Ces paroles étonnantes furent comme un coup de foudre au milieu des docteurs et des étudiants de Paris. Les uns s'élevaient contre le vieux maître les autres étaient stupéfaits. Mais il y avait quelqu'un d'autre plongé dans la contemplation, non de Faber, mais du Sauveur béni qui venait de se révéler à son âme et qui justifie les pécheurs... Guillaume Farel ne voyait ni Faber, ni les docteurs indignés, il ne voyait que Jésus seul. Guillaume ne reçut pas toute la vérité à la fois ; la première chose qu'il comprit clairement, c'est qu'il était sauvé par grâce, par la foi. Mais il ne vit pas tout de suite que la messe et le culte des saints sont un péché devant Dieu. Fallait-il donc que tout ce qu'il avait adoré et révéré tombât d'un seul coup ? Et pouvait-il tourner le dos au pape et à tous les prêtres qui avaient institué ces choses ?

Farel nous dit lui-même qu'il n'a « laissé les dites abominations papales tout en un coup, mais il a fallu que petit à petit le papisme soit tombé de mon cœur, car elle n'est point venue en bas (n'a pas été renversée) par le premier ébranlement et j'ai eu beaucoup de peine à venir à la connaissance complète de la dignité de la Parole de Dieu, à comprendre que tout ce qui n'est pas selon cette Parole, est une abomination aux yeux de Dieu... et j'ai eu beaucoup de peine à ôter de mon cœur tout ce qui y était enraciné. Il en a été de moi comme de ces jeunes vaches qui étaient attelées au chariot portant l'arche de l'Éternel ; elles prirent bien tout droit le chemin sans se détourner ni à droite ni à gauche par la puissance de Dieu, mais le souvenir et le regret qu'elles avaient de leurs petits, firent qu'elles beuglaient et mugissaient le long de la route.

Comme ces vaches auraient bien voulu emmener leurs veaux, de même, tout en acceptant la parole évangélique et en désirant lui obéir, cependant les ordonnances papistes me tenaient fort à cœur.
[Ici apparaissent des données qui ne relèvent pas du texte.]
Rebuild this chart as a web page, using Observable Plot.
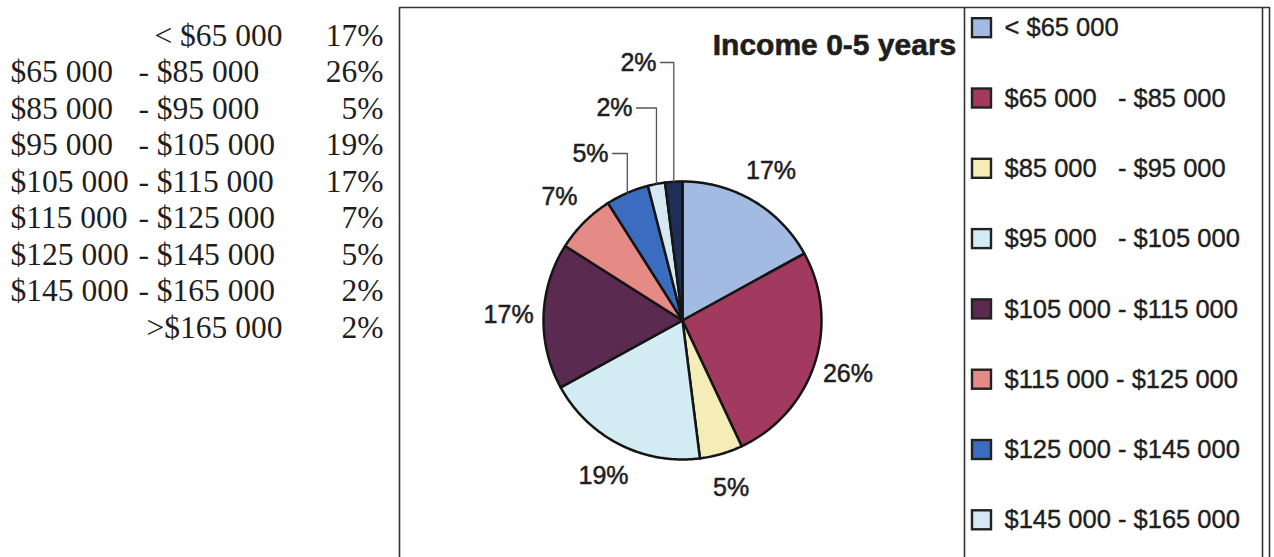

Et nous voyons des hommes de grand mérite qui n'ont pu se séparer de leurs vœux et qui les gardent avec eux au grand détriment de l'Église de Dieu. Ils sont semblables à Jéroboam qui a divisé le royaume de l'Éternel et détourné le peuple de la Parole de Dieu par les veaux qu'il mit à Dan et à Béthel et par sa ruse et ses belles apparences, détourna le peuple du service de l'Éternel Dieu suscite de braves gens comme Josias qui renversent les veaux et leurs autels et purifient la maison de Dieu... Or puisque, par la prédication du St-Évangile notre Seigneur s'est approché de nous, travaillons tous à reconnaître cette grande bénédiction et cheminons de telle sorte que nous honorions Dieu ; qu'aucune lâcheté ne soit trouvée en nous... car si le jugement réservé au pape et à ses adhérents est sévère, et s'il l'est plus que celui des pécheurs qui étaient avant lui, quel ne sera pas le jugement des faux pasteurs, de ceux qui se vantent de leur connaissance de l'Évangile et qui le déshonorent par leur conduite ! Il aurait mieux valu pour eux rester dans les abominations du papisme. »

Farel avait raison, et ses paroles devraient nous pousser à examiner si nous, qui croyons être riches, rassasiés de biens et n'avoir besoin de rien, ne risquons pas finalement d'être trouvés parmi ceux qui font une fausse profession et que Christ vomira de sa bouche. Dans ce cas il vaudrait mieux pour nous n'être jamais sortis des ténèbres du papisme.